I don't like coffee-table books ordinarily, unless you count the Beano annual, but my god this page-stroker is just gorgeous. It feels and looks and smells beautiful, and is packed full of some of the most wonderful images in pop, backing up the stunning visuals with a wealth of info about disco and its protagonists that even this dazed diva found an eye-opener. It's perfect for rolling joints or chopping lines on, but you won't want to do either so peach-perfect is the production behind this tome. Even on a casual leaf through you really feel like you're absorbing the sense and spirit behind the sublime imagery of perhaps the most eye-catching form of music ever. No you can't borrow mine. Not letting it out the house.

The album isn't going anywhere either. Keep it under lock and key because it's superb as you'd expect from SJ, avoiding the mainstream hits you already have and digging out those corkers you might have overlooked up till now from those labels (like TK, Queen Constance and All-Platinum) that you really need to start getting acquainted with if you want to push your understanding of disco beyond the usual canonical sources. No fillers, all killers and the highlights stack up thusly:  John Morales' sublime rerub of Fantastic Aleem's wondrous 'Hooked Up On Your Lovin', Superfunk's stupendously bass-heavy self-titled monster, Jupiter Drive's stunning EWF-like 'The River Drive', Chain Reaction's 'Sweet Lady' proving that the fissure 'tween funk and disco was a narrow one at best, Wayne Ford's 'Dance To The Music (Freak Out)' showing  that it wasn't just Chic who did awesome 12" breakdowns and builds.  

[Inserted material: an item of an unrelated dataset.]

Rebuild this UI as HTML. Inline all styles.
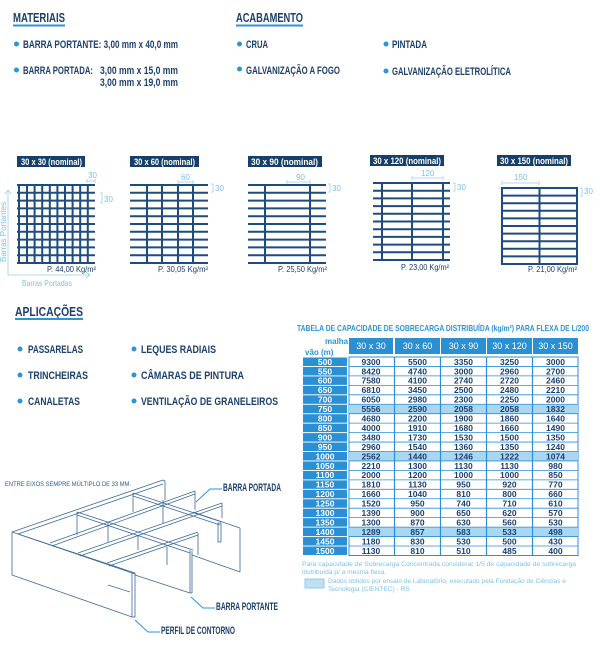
<!DOCTYPE html>
<html><head><meta charset="utf-8"><style>
html,body{margin:0;padding:0;background:#fff}
svg{display:block}
text{font-family:"Liberation Sans",sans-serif}
.h{font-weight:bold;font-size:13px;fill:#1d3f6e}
.b{font-weight:bold;font-size:11px;fill:#1d3f6e}
.d{fill:#2b95d6}
.g{stroke:#1e4c7c;stroke-width:2}
.lb{fill:#7cc3ea;font-size:8px}
.w{fill:#1d3f6e;font-size:8px}
.tw{font-weight:bold;font-size:9px;fill:#fff}
</style></head><body>
<svg width="600" height="661" viewBox="0 0 600 661" xmlns="http://www.w3.org/2000/svg">
<text class="h" x="13" y="22" textLength="52" lengthAdjust="spacingAndGlyphs">MATERIAIS</text>
<rect x="13" y="24.5" width="52" height="2" fill="#2b95d6"/>
<text class="h" x="236" y="22" textLength="67" lengthAdjust="spacingAndGlyphs">ACABAMENTO</text>
<rect x="236" y="24.5" width="67" height="2" fill="#2b95d6"/>
<circle class="d" cx="16.5" cy="44" r="2.5"/>
<text class="b" x="23" y="48" textLength="155" lengthAdjust="spacingAndGlyphs">BARRA PORTANTE: 3,00 mm x 40,0 mm</text>
<circle class="d" cx="16.5" cy="70" r="2.5"/>
<text class="b" x="23" y="74" textLength="70" lengthAdjust="spacingAndGlyphs">BARRA PORTADA:</text>
<text class="b" x="100" y="74" textLength="78" lengthAdjust="spacingAndGlyphs">3,00 mm x 15,0 mm</text>
<text class="b" x="100" y="86" textLength="78" lengthAdjust="spacingAndGlyphs">3,00 mm x 19,0 mm</text>
<circle class="d" cx="239.5" cy="44" r="2.5"/>
<text class="b" x="246" y="48" textLength="22" lengthAdjust="spacingAndGlyphs">CRUA</text>
<circle class="d" cx="239.5" cy="69" r="2.5"/>
<text class="b" x="246" y="74" textLength="94" lengthAdjust="spacingAndGlyphs">GALVANIZAÇÃO A FOGO</text>
<circle class="d" cx="386" cy="44" r="2.5"/>
<text class="b" x="392" y="48" textLength="35" lengthAdjust="spacingAndGlyphs">PINTADA</text>
<circle class="d" cx="386" cy="71" r="2.5"/>
<text class="b" x="392" y="75" textLength="119" lengthAdjust="spacingAndGlyphs">GALVANIZAÇÃO ELETROLÍTICA</text>

<g>
<rect x="17" y="156" width="68" height="11" fill="#163f6b"/>
<text class="tw" x="21" y="165" textLength="61" lengthAdjust="spacingAndGlyphs">30 x 30 (nominal)</text>
<rect x="130" y="156" width="69" height="11" fill="#163f6b"/>
<text class="tw" x="134" y="165" textLength="61" lengthAdjust="spacingAndGlyphs">30 x 60 (nominal)</text>
<rect x="248" y="156" width="74" height="11" fill="#163f6b"/>
<text class="tw" x="251" y="165" textLength="67" lengthAdjust="spacingAndGlyphs">30 x 90 (nominal)</text>
<rect x="370" y="155" width="74" height="11" fill="#163f6b"/>
<text class="tw" x="373" y="164" textLength="68" lengthAdjust="spacingAndGlyphs">30 x 120 (nominal)</text>
<rect x="497" y="155" width="74" height="11" fill="#163f6b"/>
<text class="tw" x="500" y="164" textLength="68" lengthAdjust="spacingAndGlyphs">30 x 150 (nominal)</text>
</g>

<g class="g" fill="none">
<path d="M17 185H95M17 192.8H95M17 200.6H95M17 208.4H95M17 216.2H95M17 224H95M17 231.8H95M17 239.6H95M17 247.4H95M17 255.2H95M17 263H95"/>
<path d="M19 185V263M27 185V263M34.6 185V263M42.2 185V263M49.8 185V263M57.4 185V263M65 185V263M72.6 185V263M80.2 185V263M87.8 185V263"/>
<path d="M130 185H208M130 192.8H208M130 200.6H208M130 208.4H208M130 216.2H208M130 224H208M130 231.8H208M130 239.6H208M130 247.4H208M130 255.2H208M130 263H208"/>
<path d="M147 185V263M162 185V263M178 185V263M193 185V263"/>
<path d="M248 185H326M248 192.8H326M248 200.6H326M248 208.4H326M248 216.2H326M248 224H326M248 231.8H326M248 239.6H326M248 247.4H326M248 255.2H326M248 263H326"/>
<path d="M265 185V263M310 185V263"/>
<path d="M373 183H450M373 190.7H450M373 198.4H450M373 206.1H450M373 213.8H450M373 221.5H450M373 229.2H450M373 236.9H450M373 244.6H450M373 252.3H450M373 260H450"/>
<path d="M382 183V260M412 183V260M443 183V260"/>
<rect x="502" y="188" width="75" height="76"/>
<path d="M502 195.6H577M502 203.2H577M502 210.8H577M502 218.4H577M502 226H577M502 233.6H577M502 241.2H577M502 248.8H577M502 256.4H577"/>
<path d="M539.5 188V264"/>
</g>

<g stroke="#9bd0ee" stroke-width="0.8" fill="none">
<path d="M87 181H95M87 179V183M95 179V183"/>
<path d="M100 193H102V203H100"/>
<path d="M178 182H193M178 180V184M193 180V184"/>
<path d="M211 184H213V192H211"/>
<path d="M287 182H310M287 180V184M310 180V184"/>
<path d="M328 184H330V192H328"/>
<path d="M412 178H443M412 176V180M443 176V180"/>
<path d="M453 183H455V191H453"/>
<path d="M502 183H539M502 181V185M539 181V185"/>
<path d="M580 188H582V196H580"/>
<path d="M8 190V275H90M8 190L5 194M8 190L11 194M90 275L86 272M90 275L86 278"/>
</g>
<g class="lb">
<text x="88" y="178">30</text>
<text x="104" y="202">30</text>
<text x="181" y="180">60</text>
<text x="215" y="191">30</text>
<text x="296" y="180">90</text>
<text x="332" y="191">30</text>
<text x="421" y="176">120</text>
<text x="457" y="190">30</text>
<text x="514" y="180">150</text>
<text x="584" y="194">30</text>
<text x="22" y="286" textLength="50" lengthAdjust="spacingAndGlyphs">Barras Portadas</text>
<text transform="translate(6,262) rotate(-90)" textLength="60" lengthAdjust="spacingAndGlyphs">Barras Portantes</text>
</g>
<g class="w">
<text x="47" y="272" textLength="49" lengthAdjust="spacingAndGlyphs">P. 44,00 Kg/m²</text>
<text x="158" y="272" textLength="50" lengthAdjust="spacingAndGlyphs">P. 30,05 Kg/m²</text>
<text x="278" y="272" textLength="49" lengthAdjust="spacingAndGlyphs">P. 25,50 Kg/m²</text>
<text x="401" y="270" textLength="48" lengthAdjust="spacingAndGlyphs">P. 23,00 Kg/m²</text>
<text x="528" y="272" textLength="49" lengthAdjust="spacingAndGlyphs">P. 21,00 Kg/m²</text>
</g>

<text class="h" x="15" y="316" textLength="68" lengthAdjust="spacingAndGlyphs">APLICAÇÕES</text>
<rect x="15" y="318" width="68" height="2" fill="#2b95d6"/>
<circle class="d" cx="20" cy="349" r="2.5"/>
<text class="b" x="28" y="353" textLength="55" lengthAdjust="spacingAndGlyphs">PASSARELAS</text>
<circle class="d" cx="20" cy="375" r="2.5"/>
<text class="b" x="28" y="379" textLength="60" lengthAdjust="spacingAndGlyphs">TRINCHEIRAS</text>
<circle class="d" cx="20" cy="401" r="2.5"/>
<text class="b" x="28" y="405" textLength="52" lengthAdjust="spacingAndGlyphs">CANALETAS</text>
<circle class="d" cx="134" cy="349" r="2.5"/>
<text class="b" x="141" y="353" textLength="75" lengthAdjust="spacingAndGlyphs">LEQUES RADIAIS</text>
<circle class="d" cx="134" cy="375" r="2.5"/>
<text class="b" x="141" y="379" textLength="103" lengthAdjust="spacingAndGlyphs">CÂMARAS DE PINTURA</text>
<circle class="d" cx="134" cy="401" r="2.5"/>
<text class="b" x="141" y="405" textLength="137" lengthAdjust="spacingAndGlyphs">VENTILAÇÃO DE GRANELEIROS</text>

<text x="297" y="331" font-size="8.5" font-weight="bold" fill="#2b95d6" textLength="292" lengthAdjust="spacingAndGlyphs">TABELA DE CAPACIDADE DE SOBRECARGA DISTRIBUÍDA (kg/m²) PARA FLEXA DE L/200</text>
<text x="325" y="344" font-size="8" font-weight="bold" fill="#2b95d6">malha</text>
<text x="305" y="355" font-size="8" font-weight="bold" fill="#2b95d6">vão (m)</text>
<g fill="#2b8fd3">
<rect x="349" y="338" width="44" height="16"/>
<rect x="395" y="338" width="45" height="16"/>
<rect x="441" y="338" width="45" height="16"/>
<rect x="487" y="338" width="45" height="16"/>
<rect x="533" y="338" width="45" height="16"/>
</g>
<g fill="#fff" font-size="9" text-anchor="middle">
<text x="371" y="349">30 x 30</text>
<text x="417.5" y="349">30 x 60</text>
<text x="463.5" y="349">30 x 90</text>
<text x="509.5" y="349">30 x 120</text>
<text x="555.5" y="349">30 x 150</text>
</g>
<g id="tbl"></g>
<text x="302" y="566" font-size="6.6" fill="#7cc3ea" textLength="274" lengthAdjust="spacingAndGlyphs">Para capacidade de Sobrecarga Concentrada considerar 1/5 de capacidade de sobrecarga</text>
<text x="302" y="574" font-size="6.6" fill="#7cc3ea">distribuída p/ a mesma flexa.</text>
<rect x="305" y="579" width="19" height="9" fill="#bfe0f3" stroke="#8fcbee" stroke-width="1"/>
<text x="328" y="583" font-size="6.6" fill="#7cc3ea" textLength="238" lengthAdjust="spacingAndGlyphs">Dados obtidos por ensaio de Laboratório, executado pela Fundação de Ciências e</text>
<text x="328" y="591" font-size="6.6" fill="#7cc3ea">Tecnologia (CIENTEC) - RS</text>

<!-- 3D drawing -->
<text x="5" y="486" font-size="6.5" fill="#2b5c8c" textLength="126" lengthAdjust="spacingAndGlyphs">ENTRE EIXOS SEMPRE MÚLTIPLO DE 33 MM.</text>
<g stroke="#3a6a9a" stroke-width="0.8" fill="none" stroke-linejoin="round">
<!-- contour frame -->
<path d="M12 532L163 480L165 481V500"/>
<path d="M18 534L163 484"/>
<path d="M12 532V575L132 617V572L12 532"/>
<path d="M18 534L135 574"/>
<path d="M132 572L135 573V617L132 617"/>
<!-- bearing bars (parallel to back) -->
<path d="M50 543L195 491M52 546L195 494"/>
<path d="M78 553L222 503M80 556L222 506"/>
<path d="M107 563L198 532M109 566L198 535"/>
<!-- cross bars -->
<path d="M77 512L193 550M77 515L190 553"/>
<path d="M133 493L222 522M133 496L220 525"/>
<path d="M193 512L240 528"/>
<!-- verticals -->
<path d="M77 512V535M108 523V542M133 493V512M163 500V523M138 535V550M167 547V565"/>
<path d="M190 550V593M192 551V593M190 593H192"/>
<path d="M222 503V518M198 533V555M240 528V572"/>
<path d="M218 523H221V542H218Z"/>
<path d="M195 491V510"/>
<!-- lower edges -->
<path d="M135 575L190 593M192 555L240 572"/>
<path d="M108 585L130 592"/>
</g>
<g stroke="#2b95d6" stroke-width="1" fill="none">
<path d="M196 502L210 489H222"/>
<path d="M191 597L203 608H215"/>
<path d="M135 620L148 632H160"/>
</g>
<text class="b" x="223" y="491" font-size="9" textLength="58" lengthAdjust="spacingAndGlyphs">BARRA PORTADA</text>
<text class="b" x="216" y="610" font-size="9" textLength="62" lengthAdjust="spacingAndGlyphs">BARRA PORTANTE</text>
<text class="b" x="161" y="634" font-size="9" textLength="74" lengthAdjust="spacingAndGlyphs">PERFIL DE CONTORNO</text>
</svg>
<script>
(function(){
var ns="http://www.w3.org/2000/svg";
var data=[[500,9300,5500,3350,3250,3000],[550,8420,4740,3000,2960,2700],[600,7580,4100,2740,2720,2460],[650,6810,3450,2500,2480,2210],[700,6050,2980,2300,2250,2000],[750,5556,2590,2058,2058,1832],[800,4680,2200,1900,1860,1640],[850,4000,1910,1680,1660,1490],[900,3480,1730,1530,1500,1350],[950,2960,1540,1360,1350,1240],[1000,2562,1440,1246,1222,1074],[1050,2210,1300,1130,1130,980],[1100,2000,1200,1000,1000,850],[1150,1810,1130,950,920,770],[1200,1660,1040,810,800,660],[1250,1520,950,740,710,610],[1300,1390,900,650,620,570],[1350,1300,870,630,560,530],[1400,1289,857,583,533,498],[1450,1180,830,530,500,430],[1500,1130,810,510,485,400]];
var g=document.getElementById("tbl");
function el(n,a,t){var e=document.createElementNS(ns,n);for(var k in a)e.setAttribute(k,a[k]);if(t!=null)e.textContent=t;g.appendChild(e);return e;}
var xs=[349,395,441,487,533],ws=[44,45,45,45,45];
el("rect",{x:349,y:357,width:229,height:198.5,fill:"#fff",stroke:"#2b8fd3","stroke-width":1});
for(var i=0;i<data.length;i++){
 var y=357+i*9.45, r=data[i], hl=(r[0]==750||r[0]==1000||r[0]==1400);
 el("rect",{x:303,y:y+0.5,width:44,height:8.5,fill:"#2b8fd3"});
 el("text",{x:325,y:y+7.8,fill:"#fff","font-size":"8.5","text-anchor":"middle","font-weight":"bold"},r[0]);
 if(hl)el("rect",{x:349,y:y,width:229,height:9.45,fill:"#a9d6f0"});
 if(i>0)el("line",{x1:349,x2:578,y1:y,y2:y,stroke:"#2b8fd3","stroke-width":0.8});
 for(var j=0;j<5;j++){
  el("text",{x:xs[j]+ws[j]/2,y:y+7.8,fill:"#1d3f6e","font-size":"8.5","text-anchor":"middle","font-weight":"bold"},r[j+1]);
 }
}
for(var j=1;j<5;j++)el("line",{x1:xs[j]-0.5,x2:xs[j]-0.5,y1:357,y2:555.5,stroke:"#2b8fd3","stroke-width":1.2});
})();
</script>
</body></html>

Stwange Poweple's 'Get Up' is 9-minutes of disco so hollowed out and spacey it's almost dub, Cirt Gill's awesome ' Turn This Disco Out' should be in the bag of any DJ playing out anytime and Retta Young's 'My Man Is On His Way' pulsates with sensuality and a weird forlorn stasis – there's no 'anthems' here which is to be applauded, rather these are songs and productions that are ferociously independent, directed at the dancefloor rather than the marketplace, and capture perfectly that tightrope-walk between drive/determination and despair/anxiety that makes the best disco such a still-uniquely-modern response to the everyday grind and the nightlife grind that makes every day tolerable.

I would love Soul Jazz to follow this up with something that takes the story on into the electro-boogie and synth-heavy computer-funk of mid 80s R&B (apologies if they already have), but for now, Disco is that ideal comp, not overburdened with an 'educational' impulse but absolutely revelatory at every turn, never losing sight of the main job of disco – to make people lose their shit on any dancefloor it's dropped on. It's way better than any Mastercuts comp you'd care to mention. Bask in the glory of this.